*EXERCISE BRIEF*
Omitting the pictures, copy exactly each line from the one containing "Give me the" up to and including the one containing "df = pd.DataFrame(rows)".

--- start ---

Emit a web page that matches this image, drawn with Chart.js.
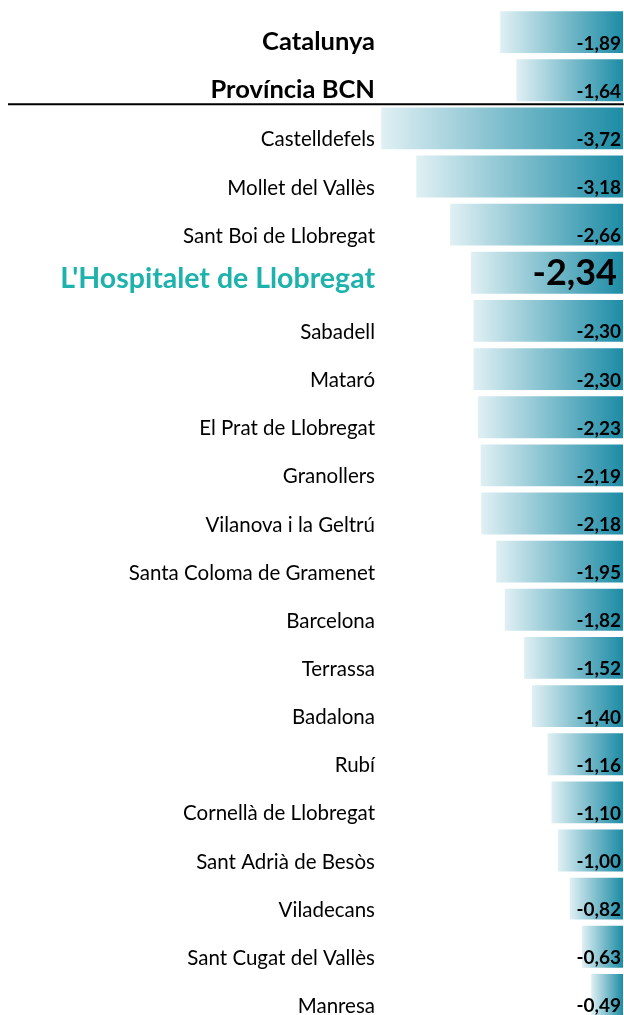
<!DOCTYPE html>
<html>
<head>
<meta charset="utf-8">
<script src="https://cdn.jsdelivr.net/npm/chart.js@4/dist/chart.umd.min.js"></script>
<style>
  html, body { margin: 0; padding: 0; background: #fff; overflow: hidden; }
  #wrap { position: relative; width: 624px; height: 1019px; }
</style>
</head>
<body>
<div id="wrap"><canvas id="chart"></canvas></div>
<script>
// Municipis i valors (variació), llegits del gràfic
const categories = [
  "Catalunya", "Província BCN", "Castelldefels", "Mollet del Vallès", "Sant Boi de Llobregat",
  "L'Hospitalet de Llobregat", "Sabadell", "Mataró", "El Prat de Llobregat", "Granollers",
  "Vilanova i la Geltrú", "Santa Coloma de Gramenet", "Barcelona", "Terrassa", "Badalona",
  "Rubí", "Cornellà de Llobregat", "Sant Adrià de Besòs", "Viladecans", "Sant Cugat del Vallès", "Manresa"
];
const values = [
  -1.89, -1.64, -3.72, -3.18, -2.66,
  -2.34, -2.30, -2.30, -2.23, -2.19,
  -2.18, -1.95, -1.82, -1.52, -1.40,
  -1.16, -1.10, -1.00, -0.82, -0.63, -0.49
];
const totals = ["Catalunya", "Província BCN"];
const highlight = "L'Hospitalet de Llobregat";

const FONT = "Lato, 'Open Sans', sans-serif";
const barLight = "#e0f0f4";
const barDark = "#1d8ca6";
const teal = "#1db3ac";

const fmt = v => v.toFixed(2).replace(".", ",");

// Degradat horitzontal per a cada barra: clar a l'esquerra, fosc a la dreta
function barGradient(ctx) {
  const chart = ctx.chart;
  const x = chart.scales.x;
  if (!x || ctx.type !== "data") return barDark;
  const left = x.getPixelForValue(ctx.raw);
  const right = x.getPixelForValue(0);
  if (!isFinite(left) || !isFinite(right)) return barDark;
  const g = chart.ctx.createLinearGradient(left, 0, right, 0);
  g.addColorStop(0, barLight);
  g.addColorStop(1, barDark);
  return g;
}

// Etiquetes dels municipis, valors i línia separadora
const rowText = {
  id: "rowText",
  afterDatasetsDraw(chart) {
    const { ctx, chartArea, scales: { y } } = chart;
    const meta = chart.getDatasetMeta(0);
    ctx.save();
    ctx.textAlign = "right";
    ctx.textBaseline = "alphabetic";
    categories.forEach((name, i) => {
      const cy = y.getPixelForValue(i);
      const isTotal = totals.includes(name);
      const isHigh = name === highlight;
      ctx.fillStyle = isHigh ? teal : "#000";
      ctx.font = isHigh ? `bold 28.5px ${FONT}` : isTotal ? `bold 25.5px ${FONT}` : `20.5px ${FONT}`;
      ctx.fillText(name, chartArea.left - 1, cy + (isHigh ? 15 : 18));

      const bar = meta.data[i];
      ctx.fillStyle = "#000";
      ctx.font = isHigh ? `bold 36px ${FONT}` : `bold 19px ${FONT}`;
      ctx.fillText(fmt(values[i]), bar.base - 4 + (isHigh ? -2 : 2), cy + (isHigh ? 12 : 17.5));
    });
    const ly = (y.getPixelForValue(1) + y.getPixelForValue(2)) / 2;
    ctx.beginPath();
    ctx.moveTo(8, ly);
    ctx.lineTo(chart.width, ly);
    ctx.lineWidth = 2;
    ctx.strokeStyle = "#000";
    ctx.stroke();
    ctx.restore();
  }
};

new Chart(document.getElementById("chart"), {
  type: "bar",
  data: {
    labels: categories,
    datasets: [{
      data: values,
      backgroundColor: barGradient,
      borderWidth: 0,
      barPercentage: 0.87,
      categoryPercentage: 1
    }]
  },
  options: {
    indexAxis: "y",
    responsive: true,
    maintainAspectRatio: false,
    animation: false,
    layout: { padding: { left: 376, right: 1, top: 8, bottom: 0 } },
    plugins: { legend: { display: false }, tooltip: { enabled: false } },
    scales: {
      x: { min: -3.8, max: 0, display: false },
      y: { display: false }
    }
  },
  plugins: [rowText]
});
</script>
</body>
</html>
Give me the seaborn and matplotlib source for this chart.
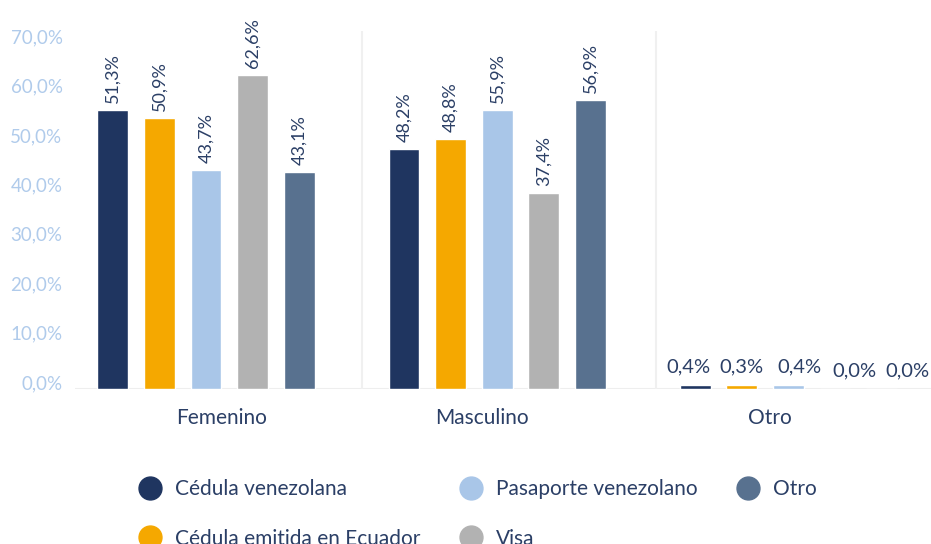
import matplotlib
matplotlib.use("Agg")
import matplotlib.pyplot as plt
import matplotlib.transforms as mtransforms
from matplotlib.lines import Line2D
import pandas as pd
import seaborn as sns

# categories and series
grupos = ["Femenino", "Masculino", "Otro"]
tipos = ["Cédula venezolana", "Cédula emitida en Ecuador", "Pasaporte venezolano", "Visa", "Otro"]
colores = ["#1f3560", "#f5a800", "#a9c6e8", "#b2b2b2", "#58718f"]

# bar heights as drawn in the picture (per tipo, over grupos)
cedula_ven = [56.5, 48.6, 0.8]
cedula_ecu = [54.9, 50.6, 0.8]
pasaporte = [44.3, 56.5, 0.8]
visa = [63.6, 39.7, 0.0]
otro = [43.9, 58.5, 0.0]

# printed labels
lbl_cedula_ven = ["51,3%", "48,2%", "0,4%"]
lbl_cedula_ecu = ["50,9%", "48,8%", "0,3%"]
lbl_pasaporte = ["43,7%", "55,9%", "0,4%"]
lbl_visa = ["62,6%", "37,4%", "0,0%"]
lbl_otro = ["43,1%", "56,9%", "0,0%"]

yticks = [0, 10, 20, 30, 40, 50, 60, 70]
ytick_labels = ["0,0%", "10,0%", "20,0%", "30,0%", "40,0%", "50,0%", "60,0%", "70,0%"]

valores = [cedula_ven, cedula_ecu, pasaporte, visa, otro]
etiquetas = [lbl_cedula_ven, lbl_cedula_ecu, lbl_pasaporte, lbl_visa, lbl_otro]

# horizontal labels in "Otro" are spread out a bit so they don't touch (px)
nudge_otro = [-7, 0, 11, 20, 26]

rows = []
for t, vals in zip(tipos, valores):
    for g, v in zip(grupos, vals):
        rows.append({"grupo": g, "tipo": t, "valor": v})
df = pd.DataFrame(rows)

sns.set_style("white")
plt.rcParams["font.family"] = ["Lato", "DejaVu Sans"]

texto = "#2b3f66"
fig = plt.figure(figsize=(9.31, 5.44), dpi=100)
ax = fig.add_axes([75 / 931, 155 / 544, 856 / 931, 358 / 544])

sns.barplot(data=df, x="grupo", y="valor", hue="tipo", hue_order=tipos,
            palette=colores, width=0.8, gap=0.34, saturation=1,
            legend=False, ax=ax)

ax.set_xlim(-0.45, 2.49)
ax.set_ylim(0, 72.5)
ax.set_xlabel("")
ax.set_ylabel("")
sns.despine(ax=ax, left=True, bottom=True)

ax.set_yticks(yticks)
ax.set_yticklabels(ytick_labels, fontsize=13.5, color="#b0cbeb")
ax.tick_params(axis="y", length=0, pad=9)
shift = mtransforms.ScaledTranslation(0, 7 / 100, fig.dpi_scale_trans)
for lab in ax.get_yticklabels():
    lab.set_transform(lab.get_transform() + shift)

# category labels sit a bit off the group centres in the original
ax.set_xticks([0.055, 0.948, 1.935])
ax.set_xticklabels(grupos)
ax.tick_params(axis="x", length=0, pad=14, labelsize=15, labelcolor=texto)

ax.axhline(0, color="#eeeeee", lw=1.5, zorder=0)
for xs in [0.536, 1.546]:
    ax.axvline(xs, color="#f0f0f0", lw=1.5, zorder=0)

# value labels
for k, (cont, labs) in enumerate(zip(ax.containers, etiquetas)):
    for i, (bar, lab) in enumerate(zip(cont, labs)):
        cx = bar.get_x() + bar.get_width() / 2
        h = bar.get_height()
        if grupos[i] == "Otro":
            ax.annotate(lab, (cx, h), xytext=(nudge_otro[k] * 0.72, 7), textcoords="offset points",
                        ha="center", va="bottom", fontsize=14.5, color=texto)
        else:
            ax.annotate(lab, (cx, h), xytext=(0, 5), textcoords="offset points",
                        ha="center", va="bottom", rotation=90, fontsize=13, color=texto)

handles = [Line2D([0], [0], marker="o", linestyle="", markersize=16.5,
                  markerfacecolor=c, markeredgecolor=c) for c in colores]
fig.legend(handles, tipos, loc="upper left", bbox_to_anchor=(138 / 931, 1 - 479 / 544),
           ncol=3, frameon=False, fontsize=15, labelcolor=texto, borderpad=0,
           handlelength=1.15, handletextpad=0.62, labelspacing=1.42, columnspacing=1.85,
           borderaxespad=0)

fig.savefig("out.png", dpi=100)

--- end ---

*EXERCISE SOLUTION*
Give me the seaborn and matplotlib source for this chart.
import matplotlib
matplotlib.use("Agg")
import matplotlib.pyplot as plt
import matplotlib.transforms as mtransforms
from matplotlib.lines import Line2D
import pandas as pd
import seaborn as sns

# categories and series
grupos = ["Femenino", "Masculino", "Otro"]
tipos = ["Cédula venezolana", "Cédula emitida en Ecuador", "Pasaporte venezolano", "Visa", "Otro"]
colores = ["#1f3560", "#f5a800", "#a9c6e8", "#b2b2b2", "#58718f"]

# bar heights as drawn in the picture (per tipo, over grupos)
cedula_ven = [56.5, 48.6, 0.8]
cedula_ecu = [54.9, 50.6, 0.8]
pasaporte = [44.3, 56.5, 0.8]
visa = [63.6, 39.7, 0.0]
otro = [43.9, 58.5, 0.0]

# printed labels
lbl_cedula_ven = ["51,3%", "48,2%", "0,4%"]
lbl_cedula_ecu = ["50,9%", "48,8%", "0,3%"]
lbl_pasaporte = ["43,7%", "55,9%", "0,4%"]
lbl_visa = ["62,6%", "37,4%", "0,0%"]
lbl_otro = ["43,1%", "56,9%", "0,0%"]

yticks = [0, 10, 20, 30, 40, 50, 60, 70]
ytick_labels = ["0,0%", "10,0%", "20,0%", "30,0%", "40,0%", "50,0%", "60,0%", "70,0%"]

valores = [cedula_ven, cedula_ecu, pasaporte, visa, otro]
etiquetas = [lbl_cedula_ven, lbl_cedula_ecu, lbl_pasaporte, lbl_visa, lbl_otro]

# horizontal labels in "Otro" are spread out a bit so they don't touch (px)
nudge_otro = [-7, 0, 11, 20, 26]

rows = []
for t, vals in zip(tipos, valores):
    for g, v in zip(grupos, vals):
        rows.append({"grupo": g, "tipo": t, "valor": v})
df = pd.DataFrame(rows)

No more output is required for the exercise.